More balefully fascinating than these disappearing tricks are the crude steps taken to dodge tax in full view of the taxman. It is not necessary for these dodges to be legal, they simply have to evade being illegal. Obey the letter of the law, or find the gaps. Saint Paul could have been the patron saint of tax advisors: “where there is no law there is no transgression” (Romans chapter 4, verse 15). As such, the steps of the taxation tango are designed to be circuitous and confusing. This does not imply they are elegant and sophisticated, but more brutish and short lived.

Short lived because deals like this are like mayflies. They are created to be legal, they enable you to dodge tax for a year or so, they are spotted by HMRC, they are made illegal and they expire. The tax advisers then create another short lived dodge earning them another round of fees. That’s how the tax advisers keep themselves profitably employed.

Tax dodges are there for a purpose: to allow the elite to dodge taxes everyone else has to pay. When scruffy contracting computer programmers cottoned on to setting up one-man companies to enjoy the dodges of the elite HMRC specifically introduced IR35 legislation to cut them out.

Tax dodges are not there for the likes of 99% of us. David Gauke, Exchequer Secretary to the Treasury, in his speech “Where next for tackling tax avoidance?” said:

“Tax avoidance is not a recent problem. In the fourth century AD, the Roman Emperor Valens had to make it illegal for individuals to sell themselves into slavery to avoid tax.”

You can be pretty sure it wasn’t the rich selling themselves into slavery, surrendering their freedom and their legal protections including from crucifixion (only permitted for slaves and foreigners). It would have been the last resort of the desperately poor. Gauke unintentionally (we assume) reminds us that even in the fourth century AD tax dodging by the 99% was not allowed.

We at Ripped-Off Britons are compiling a list of tax dodging tactics, which will continue to grow over the months and years. We will attempt to explain how the dodges work in simple terms.

For clarity and comment we are keeping each dodge in a separate post. Here are brief descriptions of our first ones (click through to see each dodge explained in simple terms):

The dodge: Disguise employment income as a loan.
The benefit: Potential to reduce tax rate from 50% to 0.8%

The "Eclipse35" scheme, which uses beneficial tax treatment intended for investors in the film industry:
The dodge: Create a tax credit for interest paid on a loan.
The benefit: In the example case, GBP117 million tax credit shared between 289 individuals (on average just over GBP 400,000 each).

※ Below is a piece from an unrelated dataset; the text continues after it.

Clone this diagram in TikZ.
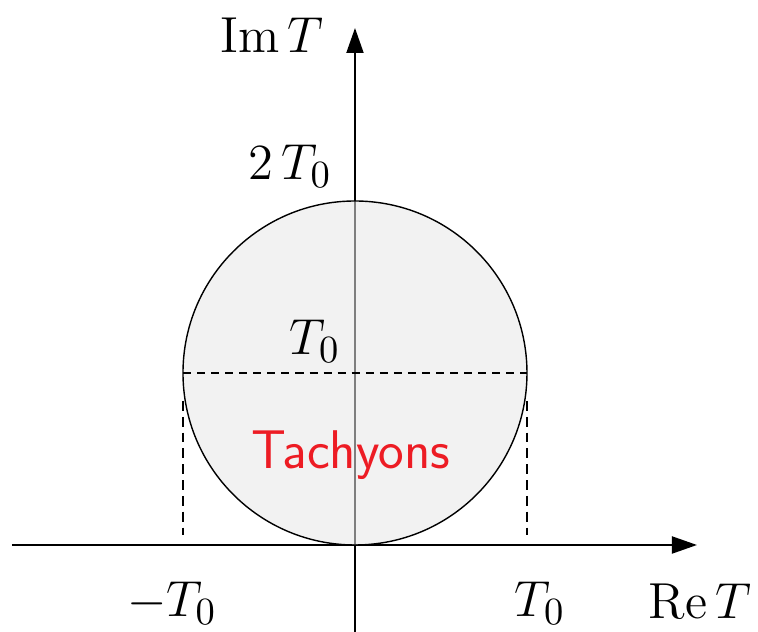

The dodge: Create a capital loss just before 5th April, cancelled by an equivalent profit just after 5th April.
The benefit: Capital loss used to cancel out a capital gain in the earlier tax year. By becoming non-resident the capital gain in the later year is not taxable.


3 comments:

  1. Mike Truman CTA7 August 2012 at 10:16

    First of all, change your references from Alan Carr to Jimmy Carr, to avoid the lawsuit which will otherwise follow (that's £500 + VAT please...).
    Second, the schemes you list prove precisely the opposite point to your headline. The last two have already failed in the courts/tribunal, and K2 has yet to be tested - many advisers think it will fail too.

    ReplyDelete
    Replies
    1. Thanks for the correction re. Alan and Jimmy - change made. And apologies to Alan.

      We plan to include schemes that have been sold by accountants of high repute, even if they subsequently fail in court. With the intention of highlighting what high-flying high-paid accountants believe the law does not forbid - on the presumption that their assumptions are a reasonable reflection of the elasticity of the law.

      Delete
  2. and the fact that its failed in court, is a failing of the court, the point is it is immoral, everyone else pays their dues on all of their income, and so they should.